Design: Consecutive case-series analysis.

Setting: Coronary care unit in a university hospital.

Patients: Three hundred ninety-one consecutive patients with acute myocardial infarction (AMI) who underwent successful primary percutaneous transluminal coronary angioplasty (PTCA) at hospital admission.

Interventions: Coronary angiography and primary PTCA on hospital admission and serial echocardiography.

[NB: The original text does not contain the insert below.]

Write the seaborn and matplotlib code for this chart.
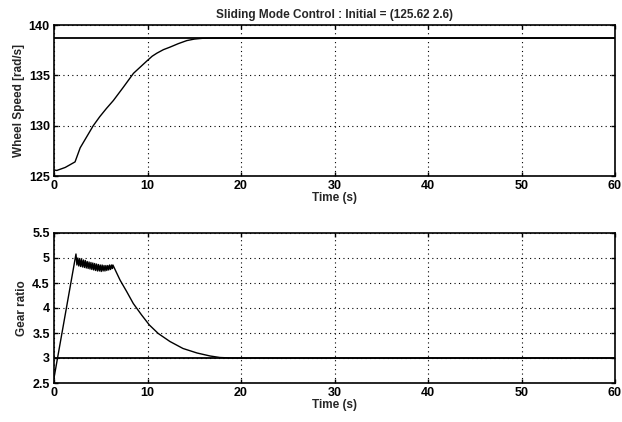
import numpy as np
import pandas as pd
import seaborn as sns
import matplotlib
matplotlib.use("Agg")
import matplotlib.pyplot as plt

# ---- data ----
speed_t = [0, 0.3, 1.2, 2.25, 2.8, 3.5, 4.2, 4.9, 5.6, 6.35, 7.4, 8.5, 9.2, 9.9, 10.5, 11.0, 11.7,
           12.4, 13.3, 14.2, 15.0, 15.9, 17.0, 20, 30, 40, 50, 60]
speed_v = [125.6, 125.55, 125.85, 126.4, 127.8, 128.9, 130.0, 130.9, 131.7, 132.5, 133.8, 135.2,
           135.8, 136.4, 136.9, 137.2, 137.55, 137.8, 138.15, 138.45, 138.6, 138.68, 138.7,
           138.7, 138.7, 138.7, 138.7, 138.7]
speed_ref = 138.7

gear_t = [0, 2.35, 2.45, 2.55, 2.65, 2.75, 2.85, 2.95, 3.05, 3.15, 3.25, 3.35, 3.45, 3.55, 3.65,
          3.75, 3.85, 3.95, 4.05, 4.15, 4.25, 4.35, 4.45, 4.55, 4.65, 4.75, 4.85, 4.95, 5.05,
          5.15, 5.25, 5.35, 5.45, 5.55, 5.65, 5.75, 5.85, 5.95, 6.05, 6.15, 6.25, 6.3,
          7.06, 7.77, 8.48, 9.37, 10.2, 11.15, 12.4, 13.8, 15.3, 16.7, 17.75, 19.0,
          20, 30, 40, 50, 60]
gear_v = [2.6, 5.08, 4.86, 5.0, 4.84, 4.99, 4.83, 4.97, 4.82, 4.96, 4.81, 4.95, 4.80, 4.93, 4.79,
          4.92, 4.78, 4.91, 4.77, 4.90, 4.76, 4.89, 4.75, 4.88, 4.74, 4.87, 4.74, 4.86, 4.73,
          4.86, 4.74, 4.85, 4.74, 4.85, 4.75, 4.85, 4.76, 4.86, 4.77, 4.86, 4.79, 4.86,
          4.56, 4.33, 4.09, 3.86, 3.66, 3.49, 3.33, 3.19, 3.1, 3.04, 3.01, 3.0,
          3.0, 3.0, 3.0, 3.0, 3.0]
gear_ref = 3.0

x_ticks = [0, 10, 20, 30, 40, 50, 60]
speed_ticks = [125, 130, 135, 140]
gear_ticks = [2.5, 3, 3.5, 4, 4.5, 5, 5.5]

title = "Sliding Mode Control : Initial = (125.62 2.6)"

sns.set_theme(style="white")
plt.rcParams['font.family'] = ['Liberation Sans', 'DejaVu Sans']
plt.rcParams['font.weight'] = 'bold'

fig = plt.figure(figsize=(6.22, 4.22), dpi=100)
ax1 = fig.add_axes([54/622, 1-176/422, (615-54)/622, (176-25)/422])
ax2 = fig.add_axes([54/622, 1-383/422, (615-54)/622, (383-233)/422])

df1 = pd.DataFrame({"t": speed_t, "v": speed_v})
df2 = pd.DataFrame({"t": gear_t, "v": gear_v})

sns.lineplot(data=df1, x="t", y="v", ax=ax1, color="black", lw=1.0, sort=False)
ax1.axhline(speed_ref, color="black", lw=1.3)
sns.lineplot(data=df2, x="t", y="v", ax=ax2, color="black", lw=1.0, sort=False)
ax2.axhline(gear_ref, color="black", lw=1.3)

for ax, yt, lim in [(ax1, speed_ticks, (125, 140)), (ax2, gear_ticks, (2.5, 5.5))]:
    ax.set_xlim(0, 60)
    ax.set_ylim(*lim)
    ax.set_xticks(x_ticks)
    ax.set_yticks(yt)
    ax.set_yticklabels([f"{v:g}" for v in yt])
    ax.grid(True, color="black", linestyle=(0, (1, 3)), lw=0.8)
    for s in ax.spines.values():
        s.set_color("black")
        s.set_linewidth(1.2)
        s.set_visible(True)
    ax.tick_params(direction="in", length=3, width=1, colors="black",
                   labelsize=9, pad=3, top=True, right=True, left=True, bottom=True)
    for lab in ax.get_xticklabels() + ax.get_yticklabels():
        lab.set_fontweight("bold")
    ax.set_xlabel("Time (s)", fontsize=8.5, fontweight="bold", labelpad=0)

ax1.set_ylabel("Wheel Speed [rad/s]", fontsize=8.5, fontweight="bold", labelpad=3)
ax2.set_ylabel("Gear ratio", fontsize=8.5, fontweight="bold", labelpad=3)
ax1.set_title(title, fontsize=8.5, fontweight="bold", pad=5)

fig.savefig("out.png", dpi=100, facecolor="white")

Measurements and results: The status of coronary flow before and after primary PTCA was evaluated by coronary angiography at hospital admission, while PE was studied by echocardiography within 24 h of admission and 1 month after the onset of AMI. PE was present in the acute phase in 76 patients (19%), and patients with PE had a significantly higher incidence of in-hospital death than those without PE (11% vs 2%, p < 0.001). Among 68 patients who had PE in the acute phase and underwent echocardiography 1 month later, PE persisted to 1 month after the onset of AMI (persistent PE) in 26 patients (38%). Patients with persistent PE had a significantly higher incidence of pericardial rub (p = 0.010), Killip class > 1 (p = 0.025), no reflow after PTCA (p = 0.026), lower incidence of collaterals (p = 0.024), and tended to have higher peak creatine kinase (CK) [p = 0.05] levels than those with transient PE. When five variables (peak CK, collaterals, no reflow, pericardial rub, and Killip class > 1) were used in the multivariate analysis, pericardial rub (p = 0.023; odds ratio [OR], 5.45), absence of collaterals (p = 0.011; OR, 0.16), and Killip class > 1 (p = 0.027; OR, 3.80) were the significant variables related to persistent PE.

Conclusions: PE remains a relatively common complication of AMI even in the era of reperfusion therapy and is associated with increased mortality. Furthermore, the presence of a pericardial rub, Killip class > 1, and absence of collateral flow in the early phase of the infarct are associated with persistence of the PE to 1 month after the onset of AMI.